Goal of the exercise —
Take the listing from its first line through the line that contains "import * as" and please retype those lines exactly, leaving out the pictures.

....

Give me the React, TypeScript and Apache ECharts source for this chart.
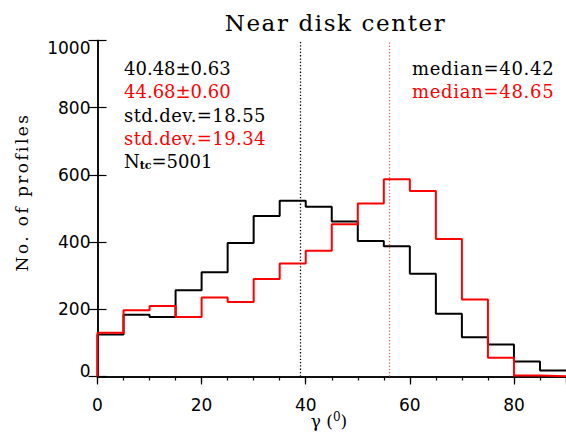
import React, { useEffect, useRef } from "react";
import * as echarts from "echarts";

// ---- data ----
const binStarts = [0, 5, 10, 15, 20, 25, 30, 35, 40, 45, 50, 55, 60, 65, 70, 75, 80, 85];
const binWidth = 5;
const blackCounts = [125, 184, 177, 257, 310, 397, 478, 523, 505, 461, 403, 388, 306, 187, 117, 95, 45, 18];
const redCounts = [130, 197, 210, 177, 235, 222, 290, 336, 374, 453, 515, 587, 552, 409, 229, 56, 3, 1];
const blackMarker = 39;
const redMarker = 56;
const xMin = 0;
const xMax = 90;
const xInterval = 20;
const yMin = 0;
const yMax = 1000;
const yInterval = 200;

const titleText = "Near disk center";
const yTitle = "No. of profiles";
const xTitleMain = "γ (";
const xTitleSup = "0";
const xTitleEnd = ")";
const leftNotes = [
  { text: "40.48±0.63", color: "#000" },
  { text: "44.68±0.60", color: "#ff0000" },
  { text: "std.dev.=18.55", color: "#000" },
  { text: "std.dev.=19.34", color: "#ff0000" },
];
const rightNotes = [
  { text: "median=40.42", color: "#000" },
  { text: "median=48.65", color: "#ff0000" },
];
const countText = "5001";

const SERIF = '"DejaVu Serif"';

// extra letter spacing (px) to mimic the wide vector font of the original
const spacing: Record<string, number> = {
  [titleText]: 1.6,
  [yTitle]: 2.4,
  "median=40.42": 0.7,
  "median=48.65": 0.7,
  "std.dev.=18.55": 0.4,
  "std.dev.=19.34": 0.4,
};

function stepData(counts: number[]) {
  const pts: number[][] = [[binStarts[0], 0]];
  binStarts.forEach((s, i) => pts.push([s, counts[i]]));
  const last = binStarts.length - 1;
  pts.push([binStarts[last] + binWidth, counts[last]]);
  return pts;
}

function txt(text: string, x: number, y: number, color: string, size: number, family: string, align = "left", rotation = 0) {
  return {
    type: "text",
    x,
    y,
    rotation,
    silent: true,
    style: {
      text,
      fill: color,
      font: `${size}px ${family}`,
      textAlign: align,
      textVerticalAlign: "middle",
    },
  };
}

export default function App() {
  const ref = useRef<HTMLDivElement>(null);
  useEffect(() => {
    if (!ref.current) return;
    const el = ref.current;
    const chart = echarts.init(el, null, { renderer: "svg" });
    const gridLeft = 97.5;
    const gridTop = 40.5;
    const gridW = 471.5;
    const gridH = 336;
    const lineY0 = 68.5;
    const lineDy = 23.3;

    const graphic: any[] = [
      txt(titleText, 335.5, 22.5, "#000", 23, SERIF, "center"),
      txt(yTitle, 21.5, 192, "#000", 17, SERIF, "center", Math.PI / 2),
    ];
    graphic.push({
      type: "text",
      x: 329,
      y: 420,
      silent: true,
      style: {
        text: `{a|${xTitleMain}}{s|${xTitleSup}}{a|${xTitleEnd}}`,
        textVerticalAlign: "middle",
        textAlign: "center",
        rich: {
          a: { fontSize: 17, fontFamily: "DejaVu Serif", fill: "#000", lineHeight: 18, verticalAlign: "bottom" },
          s: { fontSize: 12, fontFamily: "DejaVu Serif", fill: "#000", lineHeight: 12, verticalAlign: "top" },
        },
      },
    });
    leftNotes.forEach((n, i) => graphic.push(txt(n.text, 124, lineY0 + i * lineDy, n.color, 18, SERIF, "left")));
    rightNotes.forEach((n, i) => graphic.push(txt(n.text, 412, lineY0 + i * lineDy, n.color, 18, SERIF, "left")));
    graphic.push({
      type: "text",
      x: 124,
      y: lineY0 + 4 * lineDy,
      silent: true,
      style: {
        text: `{a|N}{s|tc}{a|=${countText}}`,
        textVerticalAlign: "middle",
        textAlign: "left",
        rich: {
          a: { fontSize: 18, fontFamily: "DejaVu Serif", fill: "#000", lineHeight: 18, verticalAlign: "top" },
          s: { fontSize: 11, fontFamily: "DejaVu Serif", fontWeight: "bold", fill: "#000", lineHeight: 8, verticalAlign: "bottom" },
        },
      },
    });

    const axisLine = { show: true, lineStyle: { color: "#000", width: 1.5 } };

    chart.setOption({
      animation: false,
      backgroundColor: "#fff",
      grid: { left: gridLeft, top: gridTop, width: gridW, height: gridH, containLabel: false },
      xAxis: [
        {
          type: "value",
          position: "bottom",
          min: xMin,
          max: xMax,
          interval: xInterval,
          axisLine,
          axisTick: { show: true, inside: false, length: 8, lineStyle: { color: "#000", width: 1.2 } },
          minorTick: { show: true, splitNumber: 4, length: 4, lineStyle: { color: "#000", width: 1.2 } },
          splitLine: { show: false },
          minorSplitLine: { show: false },
          axisLabel: {
            show: true,
            margin: 20,
            color: "#000",
            fontSize: 17,
            fontFamily: "DejaVu Sans",
            showMaxLabel: false,
          },
        },
        {
          type: "value",
          position: "top",
          min: xMin,
          max: xMax,
          interval: xInterval,
          axisLine,
          axisTick: { show: true, inside: true, length: 6, lineStyle: { color: "#000", width: 1.2 } },
          splitLine: { show: false },
          axisLabel: { show: false },
        },
      ],
      yAxis: [
        {
          type: "value",
          position: "left",
          min: yMin,
          max: yMax,
          interval: yInterval,
          axisLine,
          axisTick: { show: true, inside: true, length: 9, lineStyle: { color: "#000", width: 1.2 } },
          splitLine: { show: false },
          axisLabel: {
            show: true,
            margin: 7,
            color: "#000",
            fontSize: 17,
            fontFamily: "DejaVu Sans",
            formatter: (v: number) => (v === yMin ? `{b|${v}}` : v === yMax ? `{t|${v}}` : `${v}`),
            rich: {
              b: { fontSize: 17, fontFamily: "DejaVu Sans", color: "#000", padding: [0, 0, 11, 0] },
              t: { fontSize: 17, fontFamily: "DejaVu Sans", color: "#000", padding: [15, 0, 0, 0] },
            },
          },
        },
        {
          type: "value",
          position: "right",
          min: yMin,
          max: yMax,
          interval: yInterval,
          axisLine,
          axisTick: { show: true, inside: true, length: 9, lineStyle: { color: "#000", width: 1.2 } },
          splitLine: { show: false },
          axisLabel: { show: false },
        },
      ],
      series: [
        {
          type: "line",
          step: "end",
          xAxisIndex: 0,
          yAxisIndex: 0,
          data: stepData(blackCounts),
          symbol: "none",
          lineStyle: { color: "#000", width: 2 },
          silent: true,
          markLine: {
            silent: true,
            symbol: ["none", "none"],
            label: { show: false },
            lineStyle: { color: "#000", width: 1.3, type: [1.3, 2] },
            data: [{ xAxis: blackMarker }],
          },
        },
        {
          type: "line",
          step: "end",
          xAxisIndex: 0,
          yAxisIndex: 0,
          data: stepData(redCounts),
          symbol: "none",
          lineStyle: { color: "#ff0000", width: 2 },
          silent: true,
          markLine: {
            silent: true,
            symbol: ["none", "none"],
            label: { show: false },
            lineStyle: { color: "#ff3030", width: 1.2, type: [1.2, 2], opacity: 0.85 },
            data: [{ xAxis: redMarker }],
          },
        },
      ],
      graphic,
    });

    const applySpacing = () => {
      el.querySelectorAll("text").forEach((t) => {
        const s = spacing[(t.textContent || "").trim()];
        if (s) t.setAttribute("letter-spacing", String(s));
      });
    };
    applySpacing();
    chart.on("finished", applySpacing);
    const raf = requestAnimationFrame(applySpacing);
    return () => {
      cancelAnimationFrame(raf);
      chart.dispose();
    };
  }, []);
  return <div ref={ref} style={{ position: "fixed", left: 0, top: 0, width: 566, height: 441, background: "#fff" }} />;
}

....

Output of the task —
Give me the React, TypeScript and Apache ECharts source for this chart.
import React, { useEffect, useRef } from "react";
import * as echarts from "echarts";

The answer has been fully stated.